*Request*. Quote the whole listing exactly. Leave the pictures out of your copy.

*Available data*.
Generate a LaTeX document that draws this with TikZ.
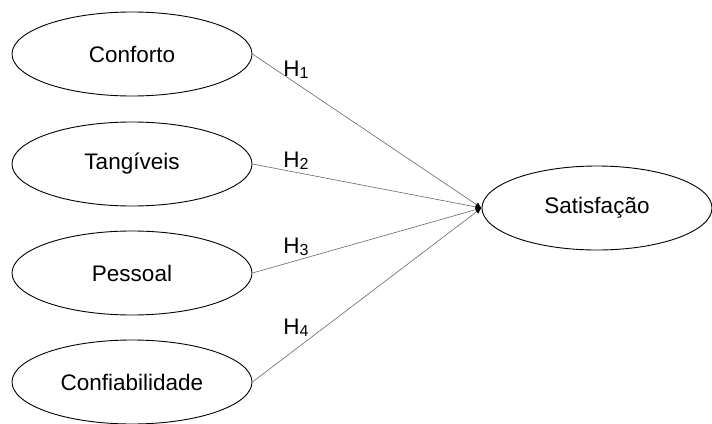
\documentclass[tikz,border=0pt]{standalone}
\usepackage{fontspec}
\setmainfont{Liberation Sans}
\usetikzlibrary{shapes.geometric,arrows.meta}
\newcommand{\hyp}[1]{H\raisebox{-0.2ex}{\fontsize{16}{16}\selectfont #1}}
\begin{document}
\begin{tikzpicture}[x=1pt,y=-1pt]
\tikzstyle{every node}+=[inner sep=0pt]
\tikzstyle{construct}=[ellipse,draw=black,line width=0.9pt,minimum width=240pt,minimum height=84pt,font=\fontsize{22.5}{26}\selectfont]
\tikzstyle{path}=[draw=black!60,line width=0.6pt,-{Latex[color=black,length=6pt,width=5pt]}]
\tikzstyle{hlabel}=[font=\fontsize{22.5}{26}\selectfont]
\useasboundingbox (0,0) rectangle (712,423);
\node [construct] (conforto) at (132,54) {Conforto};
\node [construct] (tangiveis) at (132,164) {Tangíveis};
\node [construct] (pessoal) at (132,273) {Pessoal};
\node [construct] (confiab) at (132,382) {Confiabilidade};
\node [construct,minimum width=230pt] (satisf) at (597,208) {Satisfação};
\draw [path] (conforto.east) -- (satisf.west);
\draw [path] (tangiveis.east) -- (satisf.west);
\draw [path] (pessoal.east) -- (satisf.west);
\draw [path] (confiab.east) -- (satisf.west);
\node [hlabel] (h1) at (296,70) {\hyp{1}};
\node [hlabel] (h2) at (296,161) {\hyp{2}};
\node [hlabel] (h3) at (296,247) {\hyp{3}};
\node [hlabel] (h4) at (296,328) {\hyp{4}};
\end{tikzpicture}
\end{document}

*Problem solution*.
Generate a LaTeX document that draws this with TikZ.
\documentclass[tikz,border=0pt]{standalone}
\usepackage{fontspec}
\setmainfont{Liberation Sans}
\usetikzlibrary{shapes.geometric,arrows.meta}
\newcommand{\hyp}[1]{H\raisebox{-0.2ex}{\fontsize{16}{16}\selectfont #1}}
\begin{document}
\begin{tikzpicture}[x=1pt,y=-1pt]
\tikzstyle{every node}+=[inner sep=0pt]
\tikzstyle{construct}=[ellipse,draw=black,line width=0.9pt,minimum width=240pt,minimum height=84pt,font=\fontsize{22.5}{26}\selectfont]
\tikzstyle{path}=[draw=black!60,line width=0.6pt,-{Latex[color=black,length=6pt,width=5pt]}]
\tikzstyle{hlabel}=[font=\fontsize{22.5}{26}\selectfont]
\useasboundingbox (0,0) rectangle (712,423);
\node [construct] (conforto) at (132,54) {Conforto};
\node [construct] (tangiveis) at (132,164) {Tangíveis};
\node [construct] (pessoal) at (132,273) {Pessoal};
\node [construct] (confiab) at (132,382) {Confiabilidade};
\node [construct,minimum width=230pt] (satisf) at (597,208) {Satisfação};
\draw [path] (conforto.east) -- (satisf.west);
\draw [path] (tangiveis.east) -- (satisf.west);
\draw [path] (pessoal.east) -- (satisf.west);
\draw [path] (confiab.east) -- (satisf.west);
\node [hlabel] (h1) at (296,70) {\hyp{1}};
\node [hlabel] (h2) at (296,161) {\hyp{2}};
\node [hlabel] (h3) at (296,247) {\hyp{3}};
\node [hlabel] (h4) at (296,328) {\hyp{4}};
\end{tikzpicture}
\end{document}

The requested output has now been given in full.